На этой неделе на фестивале в Роттердаме Алексей Федорченко представит свой новый фильм "Война Анны". Российский зритель увидит картину весной этого года. О том, возможен ли новый взгляд на войну, "Огонек" поговорил с режиссером
Первый на Луне
Визитная карточка
Алексей Федорченко родился в 1966 году в городе Соль-Илецк Оренбургской области. В 1988-м окончил инженерно-экономический факультет Уральского политехнического института, в 2000-м — сценарный факультет ВГИКа им. С.А. Герасимова (мастерская В.К. Черных, Л.А. Кожиновой и Ю.И. Рогозина). В 1988-1990 годах — инженер-экономист оборонного завода НПО "Автоматика". В 1990-2005 годах — продюсер, режиссер Свердловской киностудии, с 2005-го — продюсер кинокомпании "29 февраля". В 2004 году дебютировал с псевдодокументальной драмой "Первые на Луне" — о том, как советские ученые в 1930-е годы готовились к запуску космического аппарата для полета на Луну. В 2010-м выпустил "Овсянки" — повествование о нравах и обычаях вымышленного древнего народа мери, затерявшегося в костромской глуши. В 2014 году представил ретродраму "Ангелы революции". Худрук Римского фестиваля и киновед Марко Мюллер назвал Федорченко "совершенно оригинальной фигурой в современном российском кинематографе" за изобретение нового стиля и жанра киноповествования: смесь документалистики с псевдодокументалистикой.
— Ваш новый фильм "Война Анны" — про Вторую мировою, про холокост. На фоне ваших самых известных фильмов выбор темы выглядит довольно неожиданным.
— У меня не бывает такого, чтобы я подумал: "А хорошо бы снять кино про войну". Просто попадаются какие-то истории. Я их собираю. Со временем они обрастают подробностями, персонажи становятся живыми. Таких историй у меня хранится много. Более того. Я почти всегда работаю одновременно над 5-6 сценариями и считаю, что у каждого режиссера должен быть такой портфель. Так получилось, что из тех пяти, которые у меня сейчас в работе, "Анна" выстрелила первой.
— Вы занимаетесь исследованием главных советских мифов: космос, революция. "Война Анны" — это препарирование мифа о войне?

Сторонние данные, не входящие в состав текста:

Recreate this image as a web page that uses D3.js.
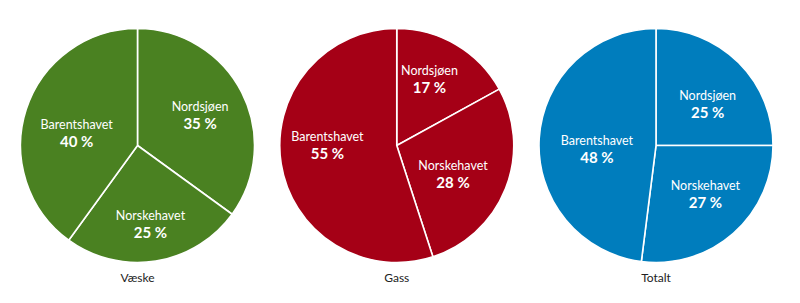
<!DOCTYPE html>
<html><head><meta charset="utf-8">
<script src="https://cdn.jsdelivr.net/npm/d3@7"></script>
<style>body{margin:0;background:#fff}svg{display:block}</style>
</head><body>
<svg id="c" width="800" height="303"></svg>
<script>
const categories = ["Nordsjøen", "Norskehavet", "Barentshavet"];
const pieTitles = ["Væske", "Gass", "Totalt"];
const vaeske = [35, 25, 40];
const gass = [17, 28, 55];
const totalt = [25, 27, 48];
const colors = ["#4a8121", "#a50016", "#007dbd"];

// small hand-tuned label nudges (layout only), per pie then per category
const labelNudge = [
  [[0, 1], [2, 9], [6, 9]],
  [[-3, -6], [-9, 3], [0, -11]],
  [[2, 8], [3, -4], [11, 8]]
];

const series = [vaeske, gass, totalt];
const svg = d3.select("#c");
const R = 117;
const x = d3.scalePoint().domain(pieTitles).range([137.5, 656]);
const cy = 145.5;
const pie = d3.pie().sort(null).value(d => d.v);
const arc = d3.arc().innerRadius(0).outerRadius(R);
const labelArc = d3.arc().innerRadius(R * 0.6).outerRadius(R * 0.6);
const font = "Lato, 'Open Sans', sans-serif";

series.forEach((vals, i) => {
  const g = svg.append("g").attr("transform", `translate(${x(pieTitles[i])},${cy})`);
  const data = pie(vals.map((v, j) => ({ v, name: categories[j], j })));
  g.selectAll("path").data(data).join("path")
    .attr("d", arc).attr("fill", colors[i])
    .attr("stroke", "#fff").attr("stroke-width", 1.6).attr("stroke-linejoin", "round");
  const lab = g.selectAll("g.lab").data(data).join("g").attr("class", "lab")
    .attr("transform", d => {
      const c = labelArc.centroid(d);
      const n = labelNudge[i][d.data.j];
      return `translate(${c[0] + n[0]},${c[1] + n[1]})`;
    });
  lab.append("text").attr("text-anchor", "middle").attr("y", -4)
    .attr("fill", "#fff").attr("font-family", font).attr("font-size", 12.5)
    .text(d => d.data.name);
  lab.append("text").attr("text-anchor", "middle").attr("y", 14)
    .attr("fill", "#fff").attr("font-family", font).attr("font-size", 15).attr("font-weight", "bold")
    .text(d => d.data.v + " %");
  svg.append("text").attr("x", x(pieTitles[i])).attr("y", 282)
    .attr("text-anchor", "middle").attr("font-family", font).attr("font-size", 12).attr("fill", "#222")
    .text(pieTitles[i]);
});
</script>
</body></html>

— Опять же нет такого у меня: "Ой, хорошо бы снять что-то про советское мифотворчество". Просто возникла конкретная история про девочку, которая два года пряталась в немецкой комендатуре. Эта история, рассказанная в одном предложении, пересиливает всю тему советского мифотворчества, вместе взятую. Мне сразу стало интересно — захотелось представить подробности, детали. Что она все это время ела, что пила, как вообще существовала. Об этом мне интересно думать. А про советское мифотворчество не интересно. Это не моя профессия. Я больше думал о том, можно ли найти что-то новое в самых заштампованных темах. Например, в теме северных народов или революции. Чтобы люди посмотрели на это свежим взглядом. Со штампами же какая проблема главная? Они не только мешают. Они создают историю. История — это вообще некий набор штампов. А я штампы не люблю. Я хочу найти что-то интересное. И самое удивительное, что это оказывается несложно. Надо только начать, и истории, предметы, герои, какие-то арт-объекты будут сами притягиваться к тебе, как в сказке про Цветик-семицветик, огромной волной.
— Говоря о штампах, вы имеете в виду, конечно, и сами фильмы про войну?
— А как же. Сейчас фильмы про войну, кажется, уже невозможно смотреть. Они все одинаковые. Я думал: а можно ли малыми средствами снять фильм, который поставит точку в этой теме? Такой фильм, после которого про войну можно не снимать. Обо всем этом я думал еще до того, как нашел эту историю. А потом постепенно появилась история Анны, которая представляла собой совершенно другую точку зрения на войну — взгляд из камина, взгляд маленькой девочки, которая прячется там от смерти. Вместо того, к чему мы привыкли, вместо фронтов и героев, вместо истории огромной войны, в которой воюют десятки государств,— одна маленькая девочка. Которая побеждает. Все — тема закрыта.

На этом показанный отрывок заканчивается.